Quite possibly, the ongoing experiments by the LHC at CERN have (or will have) encountered never-before witnessed phenomena, in view of the ultra-high-energy regimes being investigated there. The apparent violation of the lightspeed limit by neutrinos, which are thought to have negligible albeit non-zero (positive) mass, is clearly an anomaly that at present can not be explained in traditional terms. But the explanations that will eventually be forthcoming will most likely not require our abandonment of "everything we know about the universe".

For example, neutrinos were originally postulated to exist in order to satisfy the long accepted physical conservation laws of energy and momentum, in lieu of relinquishing the latter laws themselves. Subsequently, neutrinos were further characterized with slightly positive mass and, furthermore, 3 flavors (electron, muon, and tau, with successively greater mass for each flavor). Most recently, neutrinos have been observed to have the ability to oscillate between flavors, which, in turn, not only supports the proposition that their mass is non-zero, but also the proposition that they have the ability to alter their mass (by way of oscillating between flavors)!
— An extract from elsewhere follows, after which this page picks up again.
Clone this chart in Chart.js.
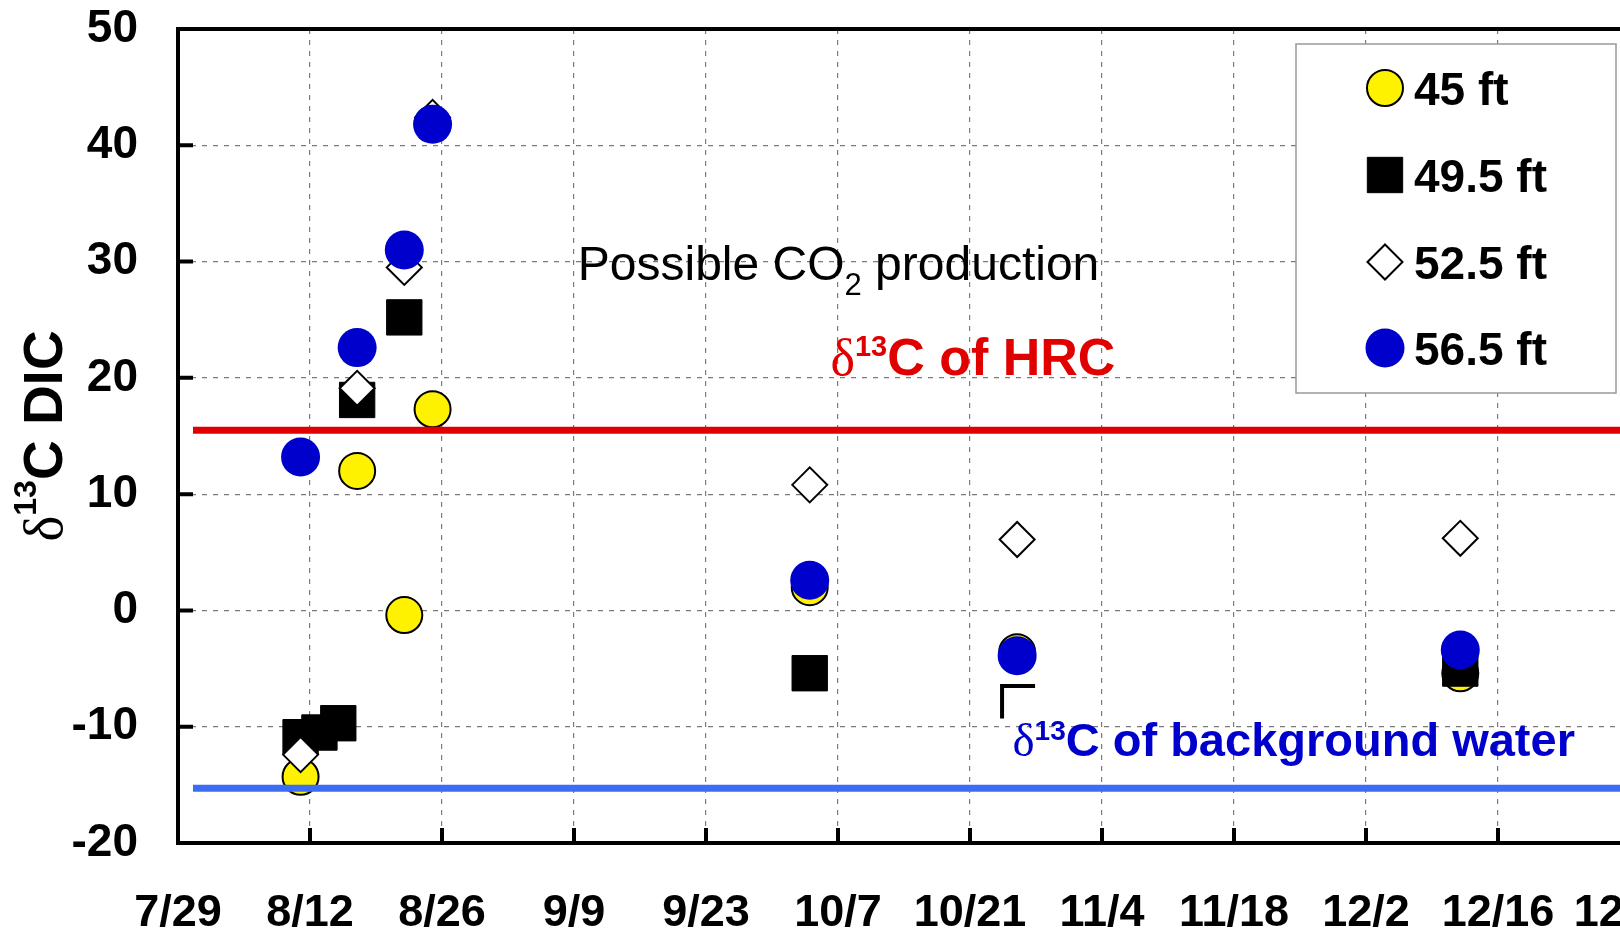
<!DOCTYPE html>
<html>
<head>
<meta charset="utf-8">
<script src="https://cdn.jsdelivr.net/npm/chart.js@4.4.1/dist/chart.umd.min.js"></script>
<style>
  html, body { margin: 0; padding: 0; background: #fff; overflow: hidden; }
  canvas { display: block; }
</style>
</head>
<body>
<canvas id="chart" width="1700" height="934"></canvas>
<script>
// x values are days counted from 7/29
const tickLabels = ['7/29', '8/12', '8/26', '9/9', '9/23', '10/7', '10/21', '11/4', '11/18', '12/2', '12/16', '12/30'];
const xStep = 14;
const yMin = -20;
const yMax = 50;
const yStep = 10;

const days45 = [13, 19, 24, 27, 67, 89, 136];
const vals45 = [-14.3, 12.0, -0.4, 17.3, 2.0, -3.6, -5.4];
const days495 = [13, 15, 17, 19, 24, 67, 136];
const vals495 = [-10.9, -10.5, -9.7, 18.1, 25.2, -5.4, -5.0];
const days525 = [13, 19, 24, 27, 67, 89, 136];
const vals525 = [-12.4, 19.1, 29.5, 42.4, 10.8, 6.1, 6.2];
const days565 = [13, 19, 24, 27, 67, 89, 136];
const vals565 = [13.2, 22.6, 31.0, 41.8, 2.6, -3.9, -3.4];

// reference levels
const hrcLevel = 15.5;
const backgroundLevel = -15.3;

const FONT = "'Liberation Sans', Arial, sans-serif";
const SERIF = "'Liberation Serif', 'Times New Roman', serif";

let toPoints = (days, vals) => days.map((d, i) => ({ x: d, y: vals[i] }));

let drawRich = (ctx, parts, x, y) => {
    let cx = x;
    parts.forEach(p => {
        ctx.font = p.font;
        ctx.fillText(p.text, cx, y - (p.dy || 0));
        cx += ctx.measureText(p.text).width;
    });
    return cx;
};

let richWidth = (ctx, parts) => {
    let w = 0;
    parts.forEach(p => { ctx.font = p.font; w += ctx.measureText(p.text).width; });
    return w;
};

// keep the plot box where the layout padding puts it
let noScalePadding = s => {
    s.paddingTop = 0; s.paddingBottom = 0; s.paddingLeft = 0; s.paddingRight = 0;
};

// ticks pointing inward, top frame line, reference lines, notes and legend
const decor = {
    id: 'decor',
    afterDatasetsDraw(chart) {
        const { ctx, chartArea: area, scales: { y } } = chart;
        ctx.save();
        ctx.lineWidth = 7;
        [[hrcLevel, '#e00000'], [backgroundLevel, '#3b6cf6']].forEach(([v, c]) => {
            const py = y.getPixelForValue(v);
            ctx.strokeStyle = c;
            ctx.beginPath();
            ctx.moveTo(area.left + 15, py);
            ctx.lineTo(area.right, py);
            ctx.stroke();
        });
        ctx.restore();
    },
    afterDraw(chart) {
        const { ctx, chartArea: area, scales: { x, y } } = chart;
        ctx.save();

        // frame top + inward ticks
        ctx.strokeStyle = '#000';
        ctx.lineWidth = 4;
        ctx.beginPath();
        ctx.moveTo(area.left - 2, area.top);
        ctx.lineTo(area.right, area.top);
        y.ticks.forEach(t => {
            const py = y.getPixelForValue(t.value);
            ctx.moveTo(area.left, py);
            ctx.lineTo(area.left + 15, py);
        });
        x.ticks.forEach(t => {
            const px = x.getPixelForValue(t.value);
            ctx.moveTo(px, area.bottom);
            ctx.lineTo(px, area.bottom - 15);
        });
        ctx.stroke();

        // y axis title
        ctx.fillStyle = '#000';
        ctx.textBaseline = 'alphabetic';
        const titleParts = [
            { text: 'δ', font: `55px ${SERIF}` },
            { text: '13', font: `bold 32px ${FONT}`, dy: 26 },
            { text: 'C DIC', font: `bold 55px ${FONT}` }
        ];
        ctx.save();
        ctx.translate(62, (area.top + area.bottom) / 2);
        ctx.rotate(-Math.PI / 2);
        drawRich(ctx, titleParts, -richWidth(ctx, titleParts) / 2, 0);
        ctx.restore();

        // notes
        ctx.fillStyle = '#000';
        drawRich(ctx, [
            { text: 'Possible CO', font: `48px ${FONT}` },
            { text: '2', font: `31px ${FONT}`, dy: -15 },
            { text: ' production', font: `48px ${FONT}` }
        ], x.getPixelForValue(42.4), y.getPixelForValue(28.4));

        ctx.fillStyle = '#e00000';
        drawRich(ctx, [
            { text: 'δ', font: `52px ${SERIF}` },
            { text: '13', font: `bold 29px ${FONT}`, dy: 19 },
            { text: 'C of HRC', font: `bold 52px ${FONT}` }
        ], x.getPixelForValue(69.2), y.getPixelForValue(20.25));

        ctx.fillStyle = '#0000cc';
        drawRich(ctx, [
            { text: 'δ', font: `47px ${SERIF}` },
            { text: '13', font: `bold 28px ${FONT}`, dy: 16 },
            { text: 'C of background water', font: `bold 47px ${FONT}` }
        ], x.getPixelForValue(88.5), y.getPixelForValue(-12.5));

        // leader corner for the background note
        ctx.strokeStyle = '#000';
        ctx.lineWidth = 4;
        ctx.beginPath();
        ctx.moveTo(x.getPixelForValue(90.9), y.getPixelForValue(-6.5));
        ctx.lineTo(x.getPixelForValue(87.4), y.getPixelForValue(-6.5));
        ctx.lineTo(x.getPixelForValue(87.4), y.getPixelForValue(-9.3));
        ctx.stroke();

        // legend box
        const box = { left: 1296, top: 44, right: 1616, bottom: 393 };
        ctx.fillStyle = '#fff';
        ctx.fillRect(box.left, box.top, box.right - box.left, box.bottom - box.top);
        ctx.strokeStyle = '#999';
        ctx.lineWidth = 1.5;
        ctx.strokeRect(box.left, box.top, box.right - box.left, box.bottom - box.top);

        const rowY = [88, 175, 262, 348];
        chart.data.datasets.forEach((ds, i) => {
            const cy = rowY[i];
            ctx.fillStyle = ds.pointBackgroundColor;
            ctx.strokeStyle = ds.pointBorderColor;
            ctx.lineWidth = ds.pointBorderWidth;
            Chart.helpers.drawPoint(ctx, {
                pointStyle: ds.pointStyle,
                radius: ds.pointRadius,
                borderWidth: ds.pointBorderWidth,
                rotation: 0
            }, 1385, cy);
            ctx.fillStyle = '#000';
            ctx.font = `bold 46px ${FONT}`;
            ctx.fillText(ds.label, 1414, cy + 17);
        });

        ctx.restore();
    }
};

const chart = new Chart(document.getElementById('chart'), {
    type: 'scatter',
    data: {
        datasets: [
            {
                label: '45 ft', data: toPoints(days45, vals45), order: 4,
                pointStyle: 'circle', pointRadius: 18,
                pointBackgroundColor: '#fff200', pointBorderColor: '#000', pointBorderWidth: 2
            },
            {
                label: '49.5 ft', data: toPoints(days495, vals495), order: 3,
                pointStyle: 'rect', pointRadius: 25,
                pointBackgroundColor: '#000', pointBorderColor: '#000', pointBorderWidth: 1
            },
            {
                label: '52.5 ft', data: toPoints(days525, vals525), order: 2,
                pointStyle: 'rectRot', pointRadius: 17.5,
                pointBackgroundColor: '#fff', pointBorderColor: '#000', pointBorderWidth: 2
            },
            {
                label: '56.5 ft', data: toPoints(days565, vals565), order: 1,
                pointStyle: 'circle', pointRadius: 19.5,
                pointBackgroundColor: '#0000cc', pointBorderColor: '#0000cc', pointBorderWidth: 0
            }
        ]
    },
    options: {
        responsive: false,
        animation: false,
        events: [],
        layout: { padding: { top: 29, right: 70, bottom: 0, left: 0 } },
        plugins: { legend: { display: false }, tooltip: { enabled: false } },
        scales: {
            x: {
                type: 'linear',
                min: 0,
                max: xStep * (tickLabels.length - 1),
                afterFit: s => { s.height = 91; noScalePadding(s); },
                border: { display: true, color: '#000', width: 4, dash: [5, 6] },
                grid: {
                    drawTicks: false,
                    lineWidth: 1.2,
                    color: c => (c.tick && c.tick.value === 0) ? 'rgba(0,0,0,0)' : '#7a7a7a'
                },
                ticks: {
                    stepSize: xStep,
                    autoSkip: false,
                    maxRotation: 0,
                    padding: 44,
                    color: '#000',
                    font: { family: FONT, size: 45, weight: 'bold' },
                    callback: v => tickLabels[Math.round(v / xStep)]
                }
            },
            y: {
                min: yMin,
                max: yMax,
                afterFit: s => { s.width = 178; noScalePadding(s); },
                border: { display: true, color: '#000', width: 4, dash: [5, 6] },
                grid: {
                    drawTicks: false,
                    lineWidth: 1.2,
                    color: c => (c.tick && (c.tick.value === yMin || c.tick.value === yMax)) ? 'rgba(0,0,0,0)' : '#7a7a7a'
                },
                ticks: {
                    stepSize: yStep,
                    padding: 40,
                    color: '#000',
                    font: { family: FONT, size: 46, weight: 'bold' }
                }
            }
        }
    },
    plugins: [decor]
});
</script>
</body>
</html>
This interesting anomaly-in-need-of-explanation might be explained without resorting to substantive modification of special relativity. One possible conjecture, though perhaps outside the realm of "everything we have learned thus far about the laws of our universe", is that neutrinos have the ability to transform themselves or oscillate not only between flavors having different positive mass, but also between one or more of the known flavors and a tachyonic flavor, however briefly (in terms of real time), which would prohibit them (in that guise) from slowing down to subluminal speeds! Highly unlikely and grossly speculative, you say? Of course it is, and I am not entirely serious in proposing it. But compared to a bona fide violation of special relativity, it could happen …

In any case, whatever the ultimate explanation for this anomaly turns out to be, it is not likely to invalidate everything we already know, but only to add to it.